* **WHAT NEEDS TO BE DONE**
Leave out the pictures, then output the lines of the records below from the first through the one containing "(0,0) rectangle (616,-531);".

* **INPUT RECORDS**
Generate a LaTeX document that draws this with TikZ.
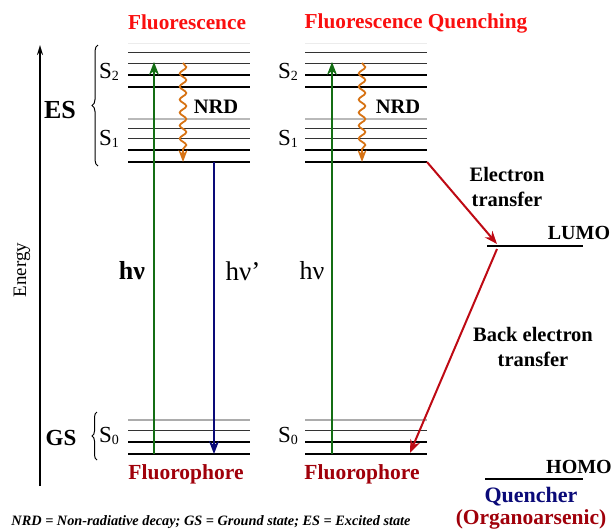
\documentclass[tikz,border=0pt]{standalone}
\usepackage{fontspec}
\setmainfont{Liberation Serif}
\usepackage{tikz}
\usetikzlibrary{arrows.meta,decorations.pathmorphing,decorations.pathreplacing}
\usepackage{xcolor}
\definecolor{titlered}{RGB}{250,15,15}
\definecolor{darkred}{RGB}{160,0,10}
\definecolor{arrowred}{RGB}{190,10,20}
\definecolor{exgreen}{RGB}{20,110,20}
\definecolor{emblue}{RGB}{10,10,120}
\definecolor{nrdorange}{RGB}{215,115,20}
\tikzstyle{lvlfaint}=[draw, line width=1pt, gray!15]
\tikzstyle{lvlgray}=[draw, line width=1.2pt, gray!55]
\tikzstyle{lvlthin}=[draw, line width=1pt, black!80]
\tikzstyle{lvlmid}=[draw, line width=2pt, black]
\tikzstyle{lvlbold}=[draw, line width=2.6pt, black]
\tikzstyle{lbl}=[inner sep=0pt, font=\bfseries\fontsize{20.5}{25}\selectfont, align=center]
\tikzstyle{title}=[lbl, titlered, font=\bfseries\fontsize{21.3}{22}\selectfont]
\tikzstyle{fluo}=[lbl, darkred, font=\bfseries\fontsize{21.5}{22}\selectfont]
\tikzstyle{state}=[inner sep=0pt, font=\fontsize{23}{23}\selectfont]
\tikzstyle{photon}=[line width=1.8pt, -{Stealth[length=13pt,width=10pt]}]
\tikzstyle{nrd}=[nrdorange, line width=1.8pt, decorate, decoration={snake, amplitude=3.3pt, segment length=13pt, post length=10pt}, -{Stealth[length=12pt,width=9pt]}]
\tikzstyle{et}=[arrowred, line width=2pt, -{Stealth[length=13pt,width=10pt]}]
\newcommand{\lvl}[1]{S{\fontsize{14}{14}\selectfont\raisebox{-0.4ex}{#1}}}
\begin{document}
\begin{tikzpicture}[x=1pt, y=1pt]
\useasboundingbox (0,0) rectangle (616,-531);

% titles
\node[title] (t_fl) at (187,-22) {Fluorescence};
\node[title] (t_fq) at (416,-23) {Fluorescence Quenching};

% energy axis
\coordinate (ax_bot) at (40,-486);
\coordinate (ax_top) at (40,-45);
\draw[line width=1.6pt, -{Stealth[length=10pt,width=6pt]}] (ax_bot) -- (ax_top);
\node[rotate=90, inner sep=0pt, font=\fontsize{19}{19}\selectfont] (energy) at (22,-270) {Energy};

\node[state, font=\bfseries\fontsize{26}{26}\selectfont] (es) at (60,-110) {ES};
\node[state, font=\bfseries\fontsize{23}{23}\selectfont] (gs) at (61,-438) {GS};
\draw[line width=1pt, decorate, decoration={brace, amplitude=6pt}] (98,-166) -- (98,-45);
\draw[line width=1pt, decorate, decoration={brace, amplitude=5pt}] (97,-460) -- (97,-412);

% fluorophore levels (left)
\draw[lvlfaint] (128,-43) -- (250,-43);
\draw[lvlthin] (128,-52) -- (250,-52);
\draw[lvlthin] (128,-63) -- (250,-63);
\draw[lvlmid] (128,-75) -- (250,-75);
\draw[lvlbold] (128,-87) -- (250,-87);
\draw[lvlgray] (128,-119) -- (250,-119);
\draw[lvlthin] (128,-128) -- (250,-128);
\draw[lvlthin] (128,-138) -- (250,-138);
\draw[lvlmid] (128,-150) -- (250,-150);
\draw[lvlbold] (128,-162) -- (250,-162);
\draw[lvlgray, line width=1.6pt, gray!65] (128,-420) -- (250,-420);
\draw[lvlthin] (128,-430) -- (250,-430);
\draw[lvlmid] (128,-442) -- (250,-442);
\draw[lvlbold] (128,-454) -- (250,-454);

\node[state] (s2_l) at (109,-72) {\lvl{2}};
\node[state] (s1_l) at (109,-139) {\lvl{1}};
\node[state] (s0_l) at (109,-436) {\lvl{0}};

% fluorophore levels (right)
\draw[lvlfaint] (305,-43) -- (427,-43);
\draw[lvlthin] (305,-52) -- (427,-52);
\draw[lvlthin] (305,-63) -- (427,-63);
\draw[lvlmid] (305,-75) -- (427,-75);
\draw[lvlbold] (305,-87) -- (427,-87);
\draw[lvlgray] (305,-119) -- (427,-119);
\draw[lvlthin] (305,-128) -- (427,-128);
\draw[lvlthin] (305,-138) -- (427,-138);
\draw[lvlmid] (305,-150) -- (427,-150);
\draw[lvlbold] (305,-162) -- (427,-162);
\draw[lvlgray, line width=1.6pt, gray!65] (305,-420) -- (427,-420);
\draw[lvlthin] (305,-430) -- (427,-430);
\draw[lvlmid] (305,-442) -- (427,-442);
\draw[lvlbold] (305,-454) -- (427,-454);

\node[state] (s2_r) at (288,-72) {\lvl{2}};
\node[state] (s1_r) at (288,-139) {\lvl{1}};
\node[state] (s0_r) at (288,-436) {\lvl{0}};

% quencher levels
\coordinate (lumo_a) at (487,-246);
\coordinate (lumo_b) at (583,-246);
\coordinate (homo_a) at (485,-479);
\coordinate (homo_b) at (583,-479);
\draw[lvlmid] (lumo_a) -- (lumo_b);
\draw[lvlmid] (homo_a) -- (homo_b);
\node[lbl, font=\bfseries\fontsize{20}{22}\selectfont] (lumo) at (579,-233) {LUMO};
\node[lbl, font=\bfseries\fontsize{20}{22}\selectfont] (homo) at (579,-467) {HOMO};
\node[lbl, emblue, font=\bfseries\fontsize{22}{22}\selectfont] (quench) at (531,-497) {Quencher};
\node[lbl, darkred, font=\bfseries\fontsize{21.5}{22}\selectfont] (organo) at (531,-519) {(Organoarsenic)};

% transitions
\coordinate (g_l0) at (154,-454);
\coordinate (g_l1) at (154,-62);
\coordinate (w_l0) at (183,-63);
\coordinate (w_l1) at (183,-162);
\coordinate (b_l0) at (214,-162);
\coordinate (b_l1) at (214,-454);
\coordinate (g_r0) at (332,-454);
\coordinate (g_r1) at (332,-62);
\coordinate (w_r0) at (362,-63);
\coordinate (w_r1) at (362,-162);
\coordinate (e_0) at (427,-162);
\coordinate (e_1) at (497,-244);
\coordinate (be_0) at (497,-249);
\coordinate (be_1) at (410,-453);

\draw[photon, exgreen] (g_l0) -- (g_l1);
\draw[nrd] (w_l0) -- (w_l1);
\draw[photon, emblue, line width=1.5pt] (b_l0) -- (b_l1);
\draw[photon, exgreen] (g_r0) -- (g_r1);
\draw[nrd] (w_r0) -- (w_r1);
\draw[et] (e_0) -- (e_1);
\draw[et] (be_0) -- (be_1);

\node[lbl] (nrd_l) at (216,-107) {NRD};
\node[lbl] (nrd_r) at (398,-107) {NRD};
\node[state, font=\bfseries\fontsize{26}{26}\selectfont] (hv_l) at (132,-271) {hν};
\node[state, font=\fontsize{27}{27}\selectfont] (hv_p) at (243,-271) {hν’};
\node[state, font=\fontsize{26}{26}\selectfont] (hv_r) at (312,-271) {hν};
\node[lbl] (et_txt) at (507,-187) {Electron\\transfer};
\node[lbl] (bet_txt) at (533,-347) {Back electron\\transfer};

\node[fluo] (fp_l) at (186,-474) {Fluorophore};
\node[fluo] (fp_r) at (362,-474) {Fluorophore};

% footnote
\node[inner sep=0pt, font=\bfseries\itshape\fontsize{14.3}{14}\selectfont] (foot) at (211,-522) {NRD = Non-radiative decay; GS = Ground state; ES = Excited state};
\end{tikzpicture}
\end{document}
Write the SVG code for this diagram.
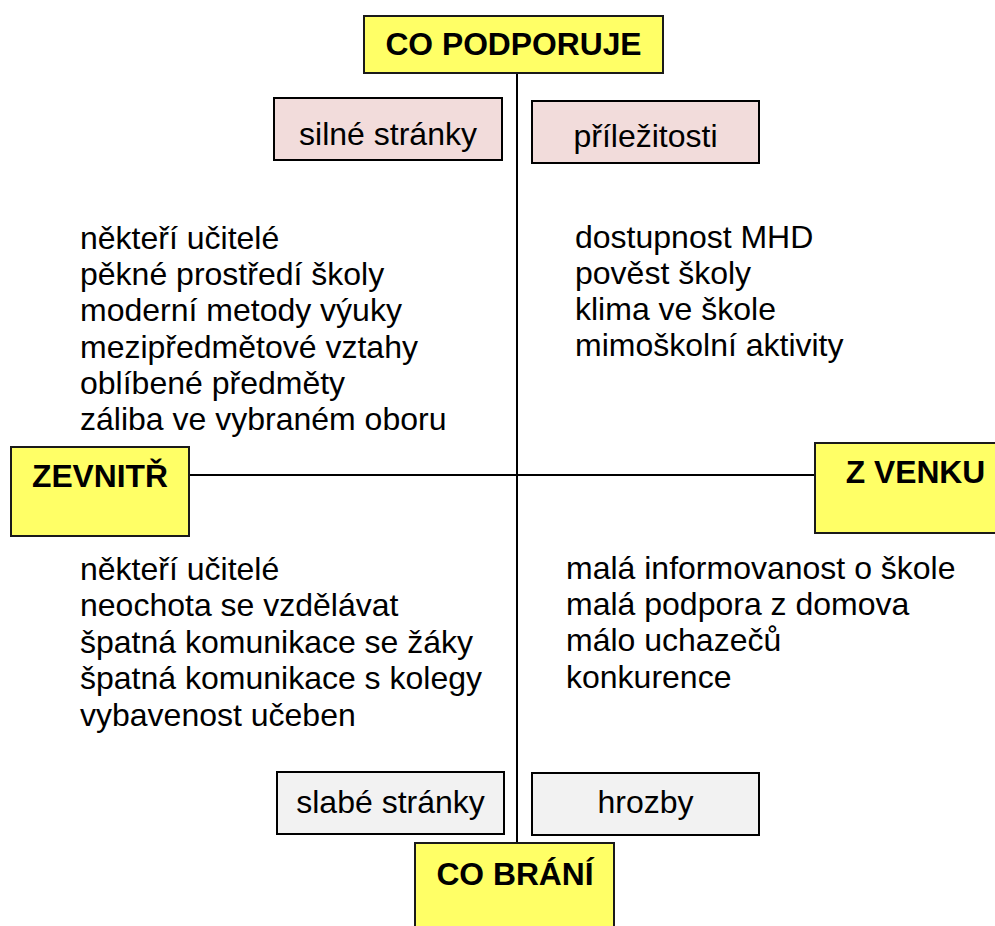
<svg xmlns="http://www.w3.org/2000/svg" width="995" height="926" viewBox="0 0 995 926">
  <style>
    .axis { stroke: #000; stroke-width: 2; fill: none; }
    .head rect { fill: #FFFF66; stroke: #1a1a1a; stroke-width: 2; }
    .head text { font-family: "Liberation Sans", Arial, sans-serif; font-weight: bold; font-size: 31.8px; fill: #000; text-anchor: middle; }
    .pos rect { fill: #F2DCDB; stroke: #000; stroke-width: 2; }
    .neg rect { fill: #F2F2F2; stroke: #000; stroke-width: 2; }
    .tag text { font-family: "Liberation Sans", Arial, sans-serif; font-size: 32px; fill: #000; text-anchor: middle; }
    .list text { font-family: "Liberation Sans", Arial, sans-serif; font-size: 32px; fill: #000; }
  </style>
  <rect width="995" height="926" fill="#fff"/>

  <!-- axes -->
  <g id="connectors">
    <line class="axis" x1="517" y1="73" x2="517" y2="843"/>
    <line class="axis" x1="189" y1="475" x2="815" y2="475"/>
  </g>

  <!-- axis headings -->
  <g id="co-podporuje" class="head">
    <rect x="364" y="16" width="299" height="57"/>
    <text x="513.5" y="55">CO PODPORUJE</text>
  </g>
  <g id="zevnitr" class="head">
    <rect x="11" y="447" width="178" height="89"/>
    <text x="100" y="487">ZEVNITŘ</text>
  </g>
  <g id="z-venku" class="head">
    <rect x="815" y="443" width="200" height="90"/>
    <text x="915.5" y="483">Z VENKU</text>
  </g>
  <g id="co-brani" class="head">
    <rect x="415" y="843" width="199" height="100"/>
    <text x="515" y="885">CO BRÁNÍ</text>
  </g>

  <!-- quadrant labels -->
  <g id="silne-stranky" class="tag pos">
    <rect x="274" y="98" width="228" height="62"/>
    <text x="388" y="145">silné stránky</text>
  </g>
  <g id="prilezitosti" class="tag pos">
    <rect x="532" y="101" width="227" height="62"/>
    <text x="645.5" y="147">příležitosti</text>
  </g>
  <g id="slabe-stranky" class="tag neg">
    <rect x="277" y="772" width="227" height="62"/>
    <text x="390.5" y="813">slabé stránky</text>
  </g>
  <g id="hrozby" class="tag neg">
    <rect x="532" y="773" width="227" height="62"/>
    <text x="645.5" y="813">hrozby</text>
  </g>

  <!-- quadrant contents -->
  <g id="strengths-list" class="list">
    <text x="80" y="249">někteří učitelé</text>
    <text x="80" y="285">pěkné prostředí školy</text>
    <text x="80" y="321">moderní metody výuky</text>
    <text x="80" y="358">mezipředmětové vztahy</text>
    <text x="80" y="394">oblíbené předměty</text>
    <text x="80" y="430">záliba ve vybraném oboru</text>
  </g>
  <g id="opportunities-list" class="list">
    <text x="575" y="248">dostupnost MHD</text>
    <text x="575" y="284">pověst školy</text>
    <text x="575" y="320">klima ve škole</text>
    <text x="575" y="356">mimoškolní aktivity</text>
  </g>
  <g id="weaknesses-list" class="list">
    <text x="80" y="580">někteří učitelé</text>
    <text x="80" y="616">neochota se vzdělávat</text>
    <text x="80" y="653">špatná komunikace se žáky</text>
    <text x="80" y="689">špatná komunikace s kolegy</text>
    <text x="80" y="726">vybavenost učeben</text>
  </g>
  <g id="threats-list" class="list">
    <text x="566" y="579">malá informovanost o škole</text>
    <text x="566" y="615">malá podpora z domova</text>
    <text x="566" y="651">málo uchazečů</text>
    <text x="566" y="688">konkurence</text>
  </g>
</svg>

* **RESULT OF THE TASK**
Generate a LaTeX document that draws this with TikZ.
\documentclass[tikz,border=0pt]{standalone}
\usepackage{fontspec}
\setmainfont{Liberation Serif}
\usepackage{tikz}
\usetikzlibrary{arrows.meta,decorations.pathmorphing,decorations.pathreplacing}
\usepackage{xcolor}
\definecolor{titlered}{RGB}{250,15,15}
\definecolor{darkred}{RGB}{160,0,10}
\definecolor{arrowred}{RGB}{190,10,20}
\definecolor{exgreen}{RGB}{20,110,20}
\definecolor{emblue}{RGB}{10,10,120}
\definecolor{nrdorange}{RGB}{215,115,20}
\tikzstyle{lvlfaint}=[draw, line width=1pt, gray!15]
\tikzstyle{lvlgray}=[draw, line width=1.2pt, gray!55]
\tikzstyle{lvlthin}=[draw, line width=1pt, black!80]
\tikzstyle{lvlmid}=[draw, line width=2pt, black]
\tikzstyle{lvlbold}=[draw, line width=2.6pt, black]
\tikzstyle{lbl}=[inner sep=0pt, font=\bfseries\fontsize{20.5}{25}\selectfont, align=center]
\tikzstyle{title}=[lbl, titlered, font=\bfseries\fontsize{21.3}{22}\selectfont]
\tikzstyle{fluo}=[lbl, darkred, font=\bfseries\fontsize{21.5}{22}\selectfont]
\tikzstyle{state}=[inner sep=0pt, font=\fontsize{23}{23}\selectfont]
\tikzstyle{photon}=[line width=1.8pt, -{Stealth[length=13pt,width=10pt]}]
\tikzstyle{nrd}=[nrdorange, line width=1.8pt, decorate, decoration={snake, amplitude=3.3pt, segment length=13pt, post length=10pt}, -{Stealth[length=12pt,width=9pt]}]
\tikzstyle{et}=[arrowred, line width=2pt, -{Stealth[length=13pt,width=10pt]}]
\newcommand{\lvl}[1]{S{\fontsize{14}{14}\selectfont\raisebox{-0.4ex}{#1}}}
\begin{document}
\begin{tikzpicture}[x=1pt, y=1pt]
\useasboundingbox (0,0) rectangle (616,-531);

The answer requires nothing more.